# Pets & Cars



## bulawayolass (Jul 27, 2010)

I found the following for heat tips for pets in cars am not sure van heat times but thought with especially folks going to the continent it would be useful as a guide .

If their temperature is a constant 43+c (in fact even 42c) it can cause death or organ failure. Their body condition/breed will play a big part in how they are affected would say though that at 43c even the fittest is in deep possibly irreversible trouble.

OUTSIDE CAR INSIDE CAR TIME to REACH

75f	/ 23.8c >> 100f / 37.7c >> 10 Minutes
75f	/ 23.8c >> 120f / 48.8c >> 30 Minutes
85f	/ 29.4c >> 90f	/ 32.2c >> 5 Minutes
85f	/ 29.4c >> 100f / 37.7c >> 7-10 Minutes
85f	/ 29.4c >> 120f / 48.8c >> 30 Minutes
100f	/ 37.7 >> 140f	/ 60c >>15 Minutes


----------



## The-Cookies (Nov 28, 2010)

A car is a greenhouse on wheels, amazing how quickly even in coolish conditions a car can heat up inside.

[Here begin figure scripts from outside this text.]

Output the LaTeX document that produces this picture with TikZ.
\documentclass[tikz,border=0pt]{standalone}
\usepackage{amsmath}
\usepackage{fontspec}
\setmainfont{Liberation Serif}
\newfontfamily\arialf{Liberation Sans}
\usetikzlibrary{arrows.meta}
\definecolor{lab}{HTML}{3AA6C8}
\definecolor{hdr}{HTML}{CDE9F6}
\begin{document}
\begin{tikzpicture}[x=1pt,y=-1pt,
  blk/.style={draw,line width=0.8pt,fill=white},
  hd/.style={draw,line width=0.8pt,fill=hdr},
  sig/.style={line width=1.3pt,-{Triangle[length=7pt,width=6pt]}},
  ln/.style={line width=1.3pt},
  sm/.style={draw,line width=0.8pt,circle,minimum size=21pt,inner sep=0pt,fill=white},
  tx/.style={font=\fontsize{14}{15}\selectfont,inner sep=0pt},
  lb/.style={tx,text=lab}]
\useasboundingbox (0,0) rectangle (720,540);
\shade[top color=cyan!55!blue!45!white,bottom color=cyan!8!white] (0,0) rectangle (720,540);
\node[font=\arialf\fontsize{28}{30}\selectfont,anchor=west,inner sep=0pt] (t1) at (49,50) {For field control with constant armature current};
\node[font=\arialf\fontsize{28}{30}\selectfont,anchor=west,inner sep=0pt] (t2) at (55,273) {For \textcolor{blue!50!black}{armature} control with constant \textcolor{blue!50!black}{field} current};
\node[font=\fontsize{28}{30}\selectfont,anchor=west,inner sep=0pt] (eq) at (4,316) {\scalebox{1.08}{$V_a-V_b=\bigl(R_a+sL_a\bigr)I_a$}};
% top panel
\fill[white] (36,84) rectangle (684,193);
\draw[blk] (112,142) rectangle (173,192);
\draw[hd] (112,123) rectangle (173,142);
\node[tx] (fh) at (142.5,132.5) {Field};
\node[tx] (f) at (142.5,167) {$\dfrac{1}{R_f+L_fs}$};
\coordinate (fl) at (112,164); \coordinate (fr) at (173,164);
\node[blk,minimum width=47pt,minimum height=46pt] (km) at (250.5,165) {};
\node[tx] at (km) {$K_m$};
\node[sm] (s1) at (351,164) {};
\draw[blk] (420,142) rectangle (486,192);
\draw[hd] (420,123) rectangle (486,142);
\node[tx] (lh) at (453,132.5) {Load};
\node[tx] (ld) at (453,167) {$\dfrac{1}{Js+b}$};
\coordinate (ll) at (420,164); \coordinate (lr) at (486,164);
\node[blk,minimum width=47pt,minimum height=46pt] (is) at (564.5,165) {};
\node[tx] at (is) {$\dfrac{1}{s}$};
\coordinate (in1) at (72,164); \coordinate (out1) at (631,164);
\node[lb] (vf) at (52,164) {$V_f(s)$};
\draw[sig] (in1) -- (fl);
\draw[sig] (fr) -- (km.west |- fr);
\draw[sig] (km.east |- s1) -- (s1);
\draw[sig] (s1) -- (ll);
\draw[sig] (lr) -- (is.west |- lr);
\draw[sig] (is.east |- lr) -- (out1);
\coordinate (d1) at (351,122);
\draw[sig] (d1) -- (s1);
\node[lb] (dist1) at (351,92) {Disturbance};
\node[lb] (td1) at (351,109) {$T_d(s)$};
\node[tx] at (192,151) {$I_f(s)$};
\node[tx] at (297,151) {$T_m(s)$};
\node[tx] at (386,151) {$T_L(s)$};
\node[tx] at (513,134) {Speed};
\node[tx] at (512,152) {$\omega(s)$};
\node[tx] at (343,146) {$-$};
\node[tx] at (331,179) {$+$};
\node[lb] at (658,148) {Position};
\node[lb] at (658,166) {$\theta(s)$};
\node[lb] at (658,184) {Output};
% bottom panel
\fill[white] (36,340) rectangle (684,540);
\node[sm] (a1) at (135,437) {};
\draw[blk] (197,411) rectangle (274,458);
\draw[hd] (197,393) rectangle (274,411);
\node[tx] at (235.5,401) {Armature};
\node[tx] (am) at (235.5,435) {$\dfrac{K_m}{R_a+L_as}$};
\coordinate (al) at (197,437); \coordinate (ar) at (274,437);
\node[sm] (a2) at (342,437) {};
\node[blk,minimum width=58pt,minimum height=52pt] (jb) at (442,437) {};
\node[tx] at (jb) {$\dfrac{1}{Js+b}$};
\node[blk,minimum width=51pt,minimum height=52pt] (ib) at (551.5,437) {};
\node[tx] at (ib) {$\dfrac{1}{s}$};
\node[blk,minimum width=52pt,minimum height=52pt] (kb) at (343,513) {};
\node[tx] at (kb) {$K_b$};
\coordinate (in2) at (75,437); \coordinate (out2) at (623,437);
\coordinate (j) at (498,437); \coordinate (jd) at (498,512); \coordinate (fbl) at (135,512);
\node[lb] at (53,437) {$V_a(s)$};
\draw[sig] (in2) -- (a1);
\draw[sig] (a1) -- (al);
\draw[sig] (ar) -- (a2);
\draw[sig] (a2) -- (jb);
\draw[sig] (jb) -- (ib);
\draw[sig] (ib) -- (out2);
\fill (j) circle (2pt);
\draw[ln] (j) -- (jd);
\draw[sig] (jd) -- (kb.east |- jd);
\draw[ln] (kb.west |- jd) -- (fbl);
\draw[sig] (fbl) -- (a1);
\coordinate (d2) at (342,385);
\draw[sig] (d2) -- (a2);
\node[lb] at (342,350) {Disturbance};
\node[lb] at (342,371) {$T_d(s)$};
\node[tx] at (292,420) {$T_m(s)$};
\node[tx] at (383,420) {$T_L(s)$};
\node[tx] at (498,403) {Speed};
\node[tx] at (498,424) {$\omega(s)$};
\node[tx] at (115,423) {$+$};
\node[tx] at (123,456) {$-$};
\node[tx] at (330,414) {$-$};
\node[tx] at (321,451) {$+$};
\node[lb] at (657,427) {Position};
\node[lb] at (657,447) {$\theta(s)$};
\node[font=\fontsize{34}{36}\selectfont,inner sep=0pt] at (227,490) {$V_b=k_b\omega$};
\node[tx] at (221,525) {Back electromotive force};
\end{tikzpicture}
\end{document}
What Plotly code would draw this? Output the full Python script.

i would have no hesitation in breaking a window if i saw a dog or child in distress.

we have had quite a few heated exchanges with people who think its OK to leave their animal because they have left a window slightly open. when told i will break a window most have second thoughts.


John


----------



## BrianJP (Sep 17, 2010)

But a Motorhome is a different situation altogether.
I have 2 dogs and spend much time in Spain.Whilst we try not have them out with us in the heat of the day, the fact is that a Motorhome is not the same as a car as it has a much larger airspace and less window area than a car ( well ours does anyway).
I have a temp guage inside and monitor the temp and even when 35c+ outside have rarely seen temp inside exceed 30c with vents and some windows open. Also the dogs are settled with plenty of water and not panting which is always a good sign. I have to say that if some do gooder broke my my windows I might do the same to his neck !


----------



## bulawayolass (Jul 27, 2010)

As l said Brian am not sure how it compares to a motorhome but even if not close may well help with cars


----------



## HeatherChloe (Oct 18, 2009)

I would never leave my Chloe in a car, even for a few minutes.

But a motorhome uis different. I have a max min thermometer in the van and even on the most sunny days, it rarely goes above 27.


----------